-- Start of Source excerpt --

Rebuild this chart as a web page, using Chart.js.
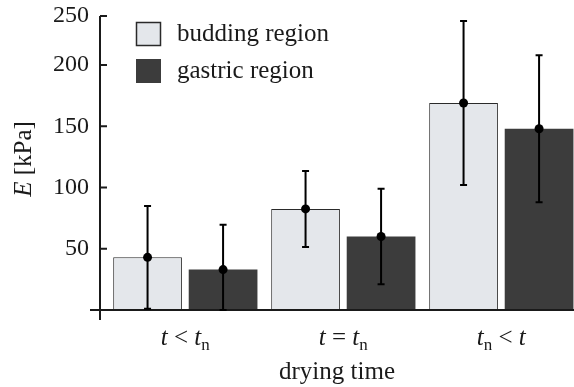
<!DOCTYPE html>
<html>
<head>
<meta charset="utf-8">
<script src="https://cdn.jsdelivr.net/npm/chart.js@4.4.1/dist/chart.umd.min.js"></script>
<style>
  html, body { margin: 0; padding: 0; background: #fff; }
  #wrap { width: 574px; height: 387px; }
</style>
</head>
<body>
<div id="wrap"><canvas id="myChart"></canvas></div>
<script>
// categories: 't' is an italic variable, '_n' a roman subscript
const categories = ['t < t_n', 't = t_n', 't_n < t'];
const seriesNames = ['budding region', 'gastric region'];
const buddingMean = [43, 82.5, 169];
const buddingLow = [1, 51.5, 102];
const buddingHigh = [85, 113.5, 236];
const gastricMean = [33, 60, 148];
const gastricLow = [0, 21, 88];
const gastricHigh = [69.5, 99, 208];
const yTickValues = [50, 100, 150, 200, 240];
const yTickLabels = ['50', '100', '150', '200', '250'];

const errLow = [buddingLow, gastricLow];
const errHigh = [buddingHigh, gastricHigh];
const FONT = "'Liberation Serif', 'Times New Roman', serif";
const INK = '#1a1a1a';

function parseLabel(str) {
	return str.split(/(_\w|[a-zA-Z])/).filter(s => s !== '').map(s => {
		if (s[0] === '_') return { t: s.slice(1), sub: true };
		if (/^[a-zA-Z]$/.test(s)) return { t: s, italic: true };
		return { t: s };
	});
}

function drawParts(ctx, parts, cx, base, size) {
	const fontOf = p => (p.italic ? 'italic ' : '') + (p.sub ? Math.round(size * 0.68) : size) + 'px ' + FONT;
	let w = 0;
	parts.forEach(p => { ctx.font = fontOf(p); w += ctx.measureText(p.t).width; });
	let x = cx - w / 2;
	parts.forEach(p => {
		ctx.font = fontOf(p);
		ctx.fillText(p.t, x, p.sub ? base + 5 : base);
		x += ctx.measureText(p.t).width;
	});
}

const extras = {
	id: 'extras',
	afterDatasetsDraw(chart) {
		const ctx = chart.ctx;
		const y = chart.scales.y;
		const area = chart.chartArea;
		ctx.save();
		// axes, both run a little past the origin, ticks point inward
		ctx.strokeStyle = INK;
		ctx.lineWidth = 2;
		ctx.beginPath();
		ctx.moveTo(area.left, area.top);
		ctx.lineTo(area.left, area.bottom + 10);
		ctx.moveTo(area.left - 10, area.bottom);
		ctx.lineTo(area.right, area.bottom);
		yTickValues.forEach(v => {
			const py = y.getPixelForValue(v);
			ctx.moveTo(area.left, py);
			ctx.lineTo(area.left + 7, py);
		});
		ctx.stroke();

		// error bars and mean dots
		ctx.strokeStyle = '#000';
		ctx.fillStyle = '#000';
		chart.data.datasets.forEach((ds, d) => {
			chart.getDatasetMeta(d).data.forEach((bar, i) => {
				const top = y.getPixelForValue(errHigh[d][i]);
				const bot = y.getPixelForValue(errLow[d][i]);
				ctx.beginPath();
				ctx.moveTo(bar.x, top);
				ctx.lineTo(bar.x, bot);
				ctx.moveTo(bar.x - 3.5, top);
				ctx.lineTo(bar.x + 3.5, top);
				ctx.moveTo(bar.x - 3.5, bot);
				ctx.lineTo(bar.x + 3.5, bot);
				ctx.stroke();
				ctx.beginPath();
				ctx.arc(bar.x, bar.y, 4.5, 0, Math.PI * 2);
				ctx.fill();
			});
		});
		ctx.restore();
	},
	afterDraw(chart) {
		const ctx = chart.ctx;
		const x = chart.scales.x;
		const area = chart.chartArea;
		ctx.save();
		ctx.fillStyle = INK;
		ctx.textBaseline = 'alphabetic';
		ctx.textAlign = 'left';

		categories.forEach((c, i) => {
			drawParts(ctx, parseLabel(c), x.getPixelForValue(i), area.bottom + 35, 25);
		});
		drawParts(ctx, [{ t: 'drying time' }], (area.left + area.right) / 2 + 0, area.bottom + 69, 25);

		ctx.save();
		ctx.translate(31, 159);
		ctx.rotate(-Math.PI / 2);
		drawParts(ctx, [{ t: 'E', italic: true }, { t: ' [kPa]' }], 0, 0, 25);
		ctx.restore();

		// legend
		const lx = area.left + 36;
		chart.data.datasets.forEach((ds, d) => {
			const ly = area.top + 6 + d * 37;
			ctx.fillStyle = ds.backgroundColor;
			ctx.fillRect(lx, ly, 25, 24);
			if (ds.borderWidth) {
				ctx.strokeStyle = ds.borderColor;
				ctx.lineWidth = 1.5;
				ctx.strokeRect(lx + 0.5, ly + 0.5, 24, 23);
			}
			ctx.fillStyle = INK;
			ctx.font = '25px ' + FONT;
			ctx.fillText(ds.label, lx + 41, ly + 19);
		});
		ctx.restore();
	}
};

new Chart(document.getElementById('myChart'), {
	type: 'bar',
	data: {
		datasets: [
			{
				label: seriesNames[0],
				data: buddingMean.map((v, i) => ({ x: i, y: v })),
				backgroundColor: '#e4e7eb',
				borderColor: '#2a2a2a',
				borderWidth: 1
			},
			{
				label: seriesNames[1],
				data: gastricMean.map((v, i) => ({ x: i, y: v })),
				backgroundColor: '#3c3c3c',
				borderWidth: 0
			}
		]
	},
	options: {
		responsive: true,
		maintainAspectRatio: false,
		animation: false,
		barPercentage: 0.91,
		categoryPercentage: 0.956,
		layout: { padding: { top: 16, right: 0, bottom: 0, left: 0 } },
		plugins: {
			legend: { display: false },
			tooltip: { enabled: false }
		},
		scales: {
			x: {
				type: 'linear',
				min: -0.54,
				max: 2.46,
				offset: false,
				grid: { display: false, drawTicks: false },
				border: { display: false },
				ticks: { display: false },
				afterBuildTicks: s => { s.ticks = categories.map((c, i) => ({ value: i })); },
				afterFit: s => { s.height = 77; s.paddingLeft = 0; s.paddingRight = 0; }
			},
			y: {
				min: 0,
				max: 240,
				grid: { display: false, drawTicks: false },
				border: { display: false },
				ticks: {
					padding: 11,
					color: INK,
					font: { family: FONT, size: 24 },
					callback: (v, i) => yTickLabels[i]
				},
				afterBuildTicks: s => { s.ticks = yTickValues.map(v => ({ value: v })); },
				afterFit: s => { s.width = 100; s.paddingTop = 0; s.paddingBottom = 0; }
			}
		}
	},
	plugins: [extras]
});
</script>
</body>
</html>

-- End of Source excerpt --

» Goal of the exercise
Reproduce the material word for word, minus the images.

» Answer to the exercise
Rebuild this chart as a web page, using Chart.js.
<!DOCTYPE html>
<html>
<head>
<meta charset="utf-8">
<script src="https://cdn.jsdelivr.net/npm/chart.js@4.4.1/dist/chart.umd.min.js"></script>
<style>
  html, body { margin: 0; padding: 0; background: #fff; }
  #wrap { width: 574px; height: 387px; }
</style>
</head>
<body>
<div id="wrap"><canvas id="myChart"></canvas></div>
<script>
// categories: 't' is an italic variable, '_n' a roman subscript
const categories = ['t < t_n', 't = t_n', 't_n < t'];
const seriesNames = ['budding region', 'gastric region'];
const buddingMean = [43, 82.5, 169];
const buddingLow = [1, 51.5, 102];
const buddingHigh = [85, 113.5, 236];
const gastricMean = [33, 60, 148];
const gastricLow = [0, 21, 88];
const gastricHigh = [69.5, 99, 208];
const yTickValues = [50, 100, 150, 200, 240];
const yTickLabels = ['50', '100', '150', '200', '250'];

const errLow = [buddingLow, gastricLow];
const errHigh = [buddingHigh, gastricHigh];
const FONT = "'Liberation Serif', 'Times New Roman', serif";
const INK = '#1a1a1a';

function parseLabel(str) {
	return str.split(/(_\w|[a-zA-Z])/).filter(s => s !== '').map(s => {
		if (s[0] === '_') return { t: s.slice(1), sub: true };
		if (/^[a-zA-Z]$/.test(s)) return { t: s, italic: true };
		return { t: s };
	});
}

function drawParts(ctx, parts, cx, base, size) {
	const fontOf = p => (p.italic ? 'italic ' : '') + (p.sub ? Math.round(size * 0.68) : size) + 'px ' + FONT;
	let w = 0;
	parts.forEach(p => { ctx.font = fontOf(p); w += ctx.measureText(p.t).width; });
	let x = cx - w / 2;
	parts.forEach(p => {
		ctx.font = fontOf(p);
		ctx.fillText(p.t, x, p.sub ? base + 5 : base);
		x += ctx.measureText(p.t).width;
	});
}

const extras = {
	id: 'extras',
	afterDatasetsDraw(chart) {
		const ctx = chart.ctx;
		const y = chart.scales.y;
		const area = chart.chartArea;
		ctx.save();
		// axes, both run a little past the origin, ticks point inward
		ctx.strokeStyle = INK;
		ctx.lineWidth = 2;
		ctx.beginPath();
		ctx.moveTo(area.left, area.top);
		ctx.lineTo(area.left, area.bottom + 10);
		ctx.moveTo(area.left - 10, area.bottom);
		ctx.lineTo(area.right, area.bottom);
		yTickValues.forEach(v => {
			const py = y.getPixelForValue(v);
			ctx.moveTo(area.left, py);
			ctx.lineTo(area.left + 7, py);
		});
		ctx.stroke();

		// error bars and mean dots
		ctx.strokeStyle = '#000';
		ctx.fillStyle = '#000';
		chart.data.datasets.forEach((ds, d) => {
			chart.getDatasetMeta(d).data.forEach((bar, i) => {
				const top = y.getPixelForValue(errHigh[d][i]);
				const bot = y.getPixelForValue(errLow[d][i]);
				ctx.beginPath();
				ctx.moveTo(bar.x, top);
				ctx.lineTo(bar.x, bot);
				ctx.moveTo(bar.x - 3.5, top);
				ctx.lineTo(bar.x + 3.5, top);
				ctx.moveTo(bar.x - 3.5, bot);
				ctx.lineTo(bar.x + 3.5, bot);
				ctx.stroke();
				ctx.beginPath();
				ctx.arc(bar.x, bar.y, 4.5, 0, Math.PI * 2);
				ctx.fill();
			});
		});
		ctx.restore();
	},
	afterDraw(chart) {
		const ctx = chart.ctx;
		const x = chart.scales.x;
		const area = chart.chartArea;
		ctx.save();
		ctx.fillStyle = INK;
		ctx.textBaseline = 'alphabetic';
		ctx.textAlign = 'left';

		categories.forEach((c, i) => {
			drawParts(ctx, parseLabel(c), x.getPixelForValue(i), area.bottom + 35, 25);
		});
		drawParts(ctx, [{ t: 'drying time' }], (area.left + area.right) / 2 + 0, area.bottom + 69, 25);

		ctx.save();
		ctx.translate(31, 159);
		ctx.rotate(-Math.PI / 2);
		drawParts(ctx, [{ t: 'E', italic: true }, { t: ' [kPa]' }], 0, 0, 25);
		ctx.restore();

		// legend
		const lx = area.left + 36;
		chart.data.datasets.forEach((ds, d) => {
			const ly = area.top + 6 + d * 37;
			ctx.fillStyle = ds.backgroundColor;
			ctx.fillRect(lx, ly, 25, 24);
			if (ds.borderWidth) {
				ctx.strokeStyle = ds.borderColor;
				ctx.lineWidth = 1.5;
				ctx.strokeRect(lx + 0.5, ly + 0.5, 24, 23);
			}
			ctx.fillStyle = INK;
			ctx.font = '25px ' + FONT;
			ctx.fillText(ds.label, lx + 41, ly + 19);
		});
		ctx.restore();
	}
};

new Chart(document.getElementById('myChart'), {
	type: 'bar',
	data: {
		datasets: [
			{
				label: seriesNames[0],
				data: buddingMean.map((v, i) => ({ x: i, y: v })),
				backgroundColor: '#e4e7eb',
				borderColor: '#2a2a2a',
				borderWidth: 1
			},
			{
				label: seriesNames[1],
				data: gastricMean.map((v, i) => ({ x: i, y: v })),
				backgroundColor: '#3c3c3c',
				borderWidth: 0
			}
		]
	},
	options: {
		responsive: true,
		maintainAspectRatio: false,
		animation: false,
		barPercentage: 0.91,
		categoryPercentage: 0.956,
		layout: { padding: { top: 16, right: 0, bottom: 0, left: 0 } },
		plugins: {
			legend: { display: false },
			tooltip: { enabled: false }
		},
		scales: {
			x: {
				type: 'linear',
				min: -0.54,
				max: 2.46,
				offset: false,
				grid: { display: false, drawTicks: false },
				border: { display: false },
				ticks: { display: false },
				afterBuildTicks: s => { s.ticks = categories.map((c, i) => ({ value: i })); },
				afterFit: s => { s.height = 77; s.paddingLeft = 0; s.paddingRight = 0; }
			},
			y: {
				min: 0,
				max: 240,
				grid: { display: false, drawTicks: false },
				border: { display: false },
				ticks: {
					padding: 11,
					color: INK,
					font: { family: FONT, size: 24 },
					callback: (v, i) => yTickLabels[i]
				},
				afterBuildTicks: s => { s.ticks = yTickValues.map(v => ({ value: v })); },
				afterFit: s => { s.width = 100; s.paddingTop = 0; s.paddingBottom = 0; }
			}
		}
	},
	plugins: [extras]
});
</script>
</body>
</html>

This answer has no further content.